Principle of Compression and Regularities
Shannon entropy also relates to how efficiently a message can be compressed by taking into account its statistical regularities [00:11:32], [00:38:00]. If a message has patterns (e.g., frequently occurring letters or words), it can be compressed [00:11:51]. For example, the Morse code assigns shorter codes to more frequent letters [00:36:48].
Lempel-Ziv-Welch (LZW) Complexity
The LZW algorithm is a practical application of these compression principles [00:38:14]. It’s an adaptive coding method that learns which combinations of letters or patterns occur more frequently in a message and then assigns shorter codes to them automatically [00:39:01]. This allows for efficient, on-the-fly encoding and decoding, achieving the theoretical “Shannon Bound” for communication channel efficiency [00:39:51]. LZW algorithms are widely used in file compression formats like .zip and .gif [00:40:04]. Interestingly, if a message is perfectly compressed, its encoded form will look more random because all regularities have been removed; therefore, compressing it again (LZW twice) will not make it smaller, but actually larger [00:40:40].
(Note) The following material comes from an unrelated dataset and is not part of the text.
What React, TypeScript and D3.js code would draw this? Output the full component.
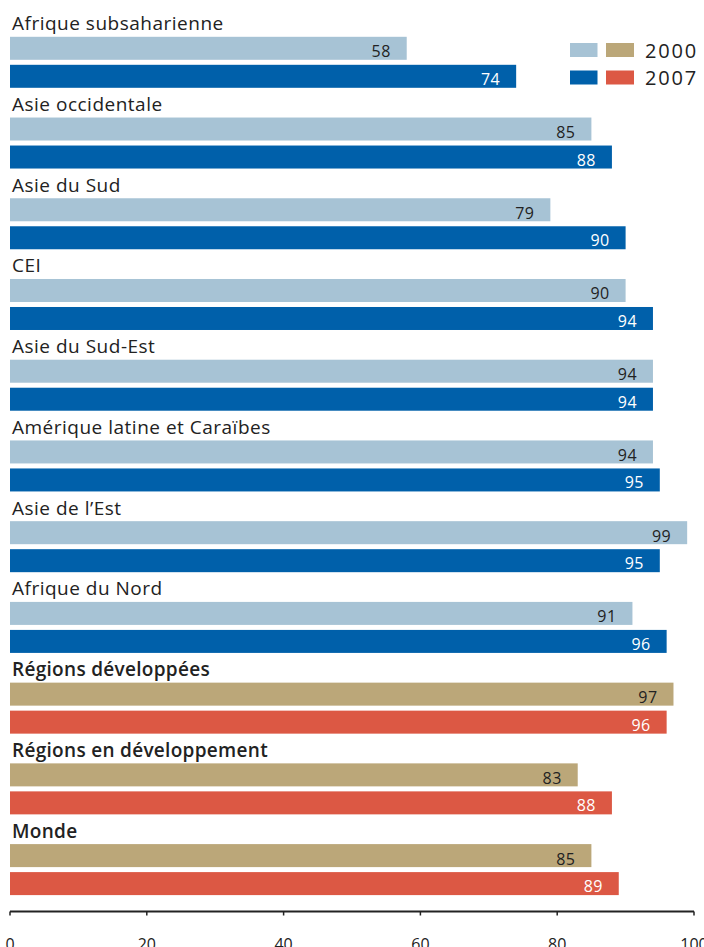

Comparison and Role in Defining Complexity
Both algorithmic complexity and Shannon entropy are measures of “how hard it is to describe something” [00:46:01], and they are closely related [00:46:17]. While useful for quantifying information content and compressibility, they highlight a core challenge in defining complexity: systems that are either perfectly ordered or completely random tend to be simple to describe by these measures, even if they contain vast amounts of information [00:07:02], [00:08:18]. This leads to the idea that true complexity often resides in structures that are neither perfectly ordered nor entirely random [00:09:23].